Saber leer, querer leer

También hay analfabetas de corazón. Son aquellos a los que no les gusta leer. Saben deletrear palabras, entienden frases, incluso hilan párrafos y desentrañan argumentos. ¡Pero les da una pereza!

Cada día son más, forman legión. Se contentan con seguir el chat, eléctricamente despachan el último tuit. No les ponga a mano un libro porque les parece pesado, no se concentran, se aturden con sinfín de distracciones.

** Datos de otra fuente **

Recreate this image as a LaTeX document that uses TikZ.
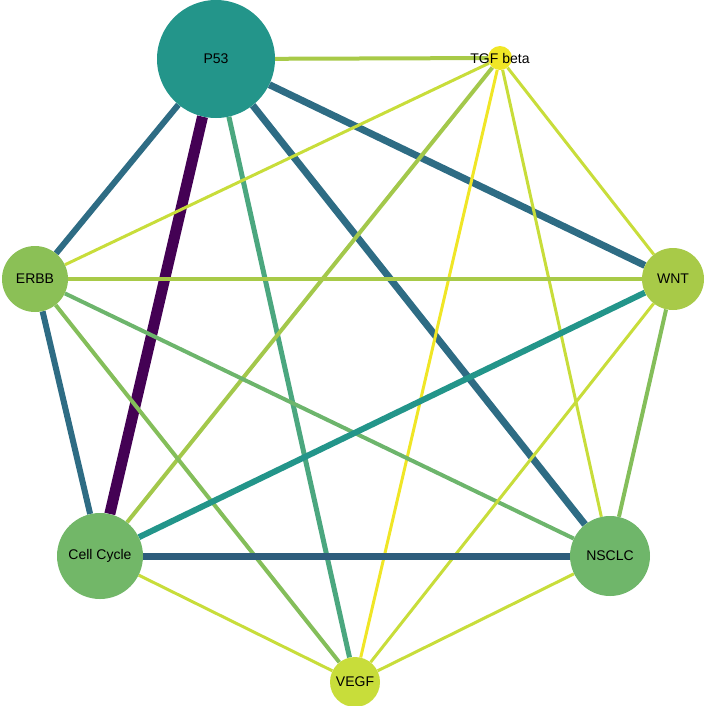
\documentclass[tikz,border=0pt]{standalone}
\usepackage{fontspec}
\setmainfont{Liberation Sans}
\usetikzlibrary{backgrounds}
\definecolor{vpurple}{HTML}{440154}
\definecolor{vblue}{HTML}{2E6C84}
\definecolor{vnavy}{HTML}{2E5D7C}
\definecolor{vteal}{HTML}{23958A}
\definecolor{vmint}{HTML}{4BA77F}
\definecolor{vgreen}{HTML}{6DB56C}
\definecolor{vlime}{HTML}{84BE5A}
\definecolor{vpale}{HTML}{A8CA48}
\definecolor{vyel}{HTML}{C8DD3A}
\definecolor{vsun}{HTML}{F0E626}
\tikzset{
    gene/.style={circle, inner sep=0pt, font=\fontsize{14}{14}\selectfont},
    link/.style={line width=#1}
}
\begin{document}
\begin{tikzpicture}[x=1pt, y=-1pt]
                        \useasboundingbox (0,0) rectangle (709,705);
                        \node[gene, fill=vteal, minimum size=118pt] (p53) at (216, 59) {P53};
                        \node[gene, fill=vsun, minimum size=24pt, label={[font=\fontsize{14}{14}\selectfont]center:TGF beta}] (tgf) at (500, 58) {};
                        \node[gene, fill=vpale, minimum size=62pt] (wnt) at (673, 279) {WNT};
                        \node[gene, fill=vgreen!90!vlime, minimum size=80pt] (nsclc) at (610, 556) {NSCLC};
                        \node[gene, fill=vyel, minimum size=50pt] (vegf) at (355, 682) {VEGF};
                        \node[gene, fill=vgreen!80!vlime, minimum size=86pt] (cc) at (100, 556) {Cell Cycle};
                        \node[gene, fill=vlime!80!vpale, minimum size=66pt] (erbb) at (35, 279) {ERBB};

                        \begin{scope}[on background layer]
                        \draw
                        (p53) edge[link=4pt, vpale] (tgf)
                        (p53) edge[link=7pt, vblue] (wnt)
                        (p53) edge[link=7pt, vblue] (nsclc)
                        (p53) edge[link=5pt, vmint] (vegf)
                        (p53) edge[link=11pt, vpurple] (cc)
                        (p53) edge[link=6pt, vblue] (erbb)
                        (tgf) edge[link=3pt, vyel] (erbb)
                        (tgf) edge[link=4pt, vpale!85!vlime] (cc)
                        (tgf) edge[link=3pt, vyel] (wnt)
                        (tgf) edge[link=3pt, vyel] (nsclc)
                        (tgf) edge[link=3pt, vsun] (vegf)
                        (erbb) edge[link=4pt, vpale] (wnt)
                        (erbb) edge[link=4pt, vgreen] (nsclc)
                        (erbb) edge[link=4pt, vlime] (vegf)
                        (erbb) edge[link=6pt, vblue] (cc)
                        (wnt) edge[link=6pt, vteal] (cc)
                        (wnt) edge[link=4pt, vlime] (nsclc)
                        (wnt) edge[link=3pt, vyel] (vegf)
                        (nsclc) edge[link=7pt, vnavy] (cc)
                        (nsclc) edge[link=3pt, vyel] (vegf)
                        (cc) edge[link=3pt, vyel] (vegf);
                        \end{scope}
                    \end{tikzpicture}
\end{document}
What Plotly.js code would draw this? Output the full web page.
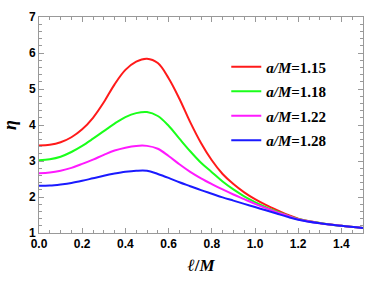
<!DOCTYPE html>
<html>
<head>
<meta charset="utf-8">
<script src="https://cdn.plot.ly/plotly-3.0.1.min.js"></script>
<style>html,body{margin:0;padding:0;background:#fff;}#chart{width:382px;height:281px;}</style>
</head>
<body>
<div id="chart"></div>
<script>
// l/M values
const xVals = [0, 0.05, 0.10, 0.15, 0.20, 0.25, 0.30, 0.35, 0.40, 0.45, 0.50, 0.55, 0.60, 0.65, 0.70, 0.75, 0.80, 0.85, 0.90, 0.95, 1.00, 1.05, 1.10, 1.15, 1.20, 1.30, 1.40, 1.50];
// eta for each a/M
const eta115 = [3.43, 3.45, 3.52, 3.66, 3.88, 4.20, 4.63, 5.13, 5.53, 5.76, 5.84, 5.72, 5.30, 4.73, 4.08, 3.50, 3.02, 2.64, 2.36, 2.13, 1.94, 1.78, 1.64, 1.51, 1.40, 1.28, 1.20, 1.14];
const eta118 = [3.02, 3.05, 3.12, 3.25, 3.42, 3.62, 3.83, 4.04, 4.22, 4.33, 4.36, 4.25, 3.98, 3.62, 3.27, 2.95, 2.69, 2.43, 2.21, 2.02, 1.86, 1.72, 1.60, 1.49, 1.39, 1.28, 1.20, 1.14];
const eta122 = [2.66, 2.68, 2.73, 2.81, 2.92, 3.04, 3.17, 3.29, 3.37, 3.42, 3.42, 3.34, 3.14, 2.91, 2.70, 2.52, 2.36, 2.21, 2.07, 1.94, 1.81, 1.69, 1.58, 1.48, 1.38, 1.27, 1.20, 1.14];
const eta128 = [2.31, 2.32, 2.35, 2.39, 2.45, 2.52, 2.59, 2.65, 2.70, 2.73, 2.73, 2.64, 2.53, 2.41, 2.30, 2.19, 2.09, 1.99, 1.90, 1.81, 1.72, 1.63, 1.54, 1.45, 1.37, 1.27, 1.20, 1.14];
const seriesNames = ["<i>a/M</i>=1.15", "<i>a/M</i>=1.18", "<i>a/M</i>=1.22", "<i>a/M</i>=1.28"];
const seriesData = [eta115, eta118, eta122, eta128];
const colors = ["#ff1a1a", "#1aff1a", "#ff1aff", "#1a1aff"];

const traces = seriesData.map((ys, i) => ({
  x: xVals, y: ys, type: "scatter", mode: "lines",
  name: seriesNames[i], legendgroup: "g" + i,
  line: {color: colors[i], width: 2, shape: "spline", smoothing: 1}
}));

const axisCommon = {
  showgrid: false, zeroline: false, showline: true, linecolor: "#999", linewidth: 1,
  mirror: "ticks", ticks: "inside", ticklen: 5, tickcolor: "#999", tickwidth: 1,
  tickfont: {family: "Liberation Sans, Arial, sans-serif", size: 12, color: "#000", weight: "bold"}
};

const layout = {
  width: 382, height: 281,
  margin: {l: 39, r: 19, t: 17, b: 48},
  paper_bgcolor: "#fff", plot_bgcolor: "#fff",
  showlegend: true,
  legend: {
    x: 0.578, y: 0.845, xanchor: "left", yanchor: "top",
    bgcolor: "rgba(0,0,0,0)", traceorder: "grouped", tracegroupgap: 2,
    font: {family: "Liberation Serif, Times New Roman, serif", size: 15, color: "#000", weight: "bold"}
  },
  xaxis: Object.assign({}, axisCommon, {
    range: [0, 1.5], dtick: 0.2, tick0: 0, tickformat: ".1f",
    minor: {dtick: 0.05, ticks: "inside", ticklen: 3, tickcolor: "#999"},
    title: {text: "<i>ℓ</i>/<i>M</i>", standoff: 8,
      font: {family: "Liberation Serif, Times New Roman, serif", size: 17, color: "#000", weight: "bold"}}
  }),
  yaxis: Object.assign({}, axisCommon, {
    range: [1, 7], dtick: 1, tick0: 1,
    minor: {dtick: 0.2, ticks: "inside", ticklen: 3, tickcolor: "#999"},
    title: {text: "<i>η</i>", standoff: 8,
      font: {family: "Liberation Serif, Times New Roman, serif", size: 18, color: "#000", weight: "bold"}}
  })
};

Plotly.newPlot("chart", traces, layout, {staticPlot: true, displayModeBar: false});
</script>
</body>
</html>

Mark Twain los tenía detectados desde su siglo XIX: “una persona que no quiere leer –escribió- no tiene ninguna ventaja sobre una que no puede leer”. El que no puede leer es analfabeta literal o funcional; el que no quiere, analfabeta de corazón.

En apariencia este último tendría ventaja, pues es capaz de orientarse con el letrero del bus, las instrucciones de la aspiradora, es decir, con las minucias de la vida. Pero de cara al destino para el que estamos en el planeta, quien no quiere leer, pudiendo, es como quien teniendo la boca de la amada desperdicia el beso.

El alfabetismo de los que en su vida nunca cogen un libro es despilfarro que inculpa al sistema educativo. Es al mismo tiempo acusación contra una civilización que endiosa la técnica y arrincona el humanismo. Y salivazo en la cara de una sociedad desesperada por el sinsentido de la existencia.

No querer leer es cerrarse a la inteligencia de los siglos, de los muertos excelsos, de los hipnotizadores de pájaros, de los cantores del lado hermético de la luna. No basta saber leer, es preciso desear leer.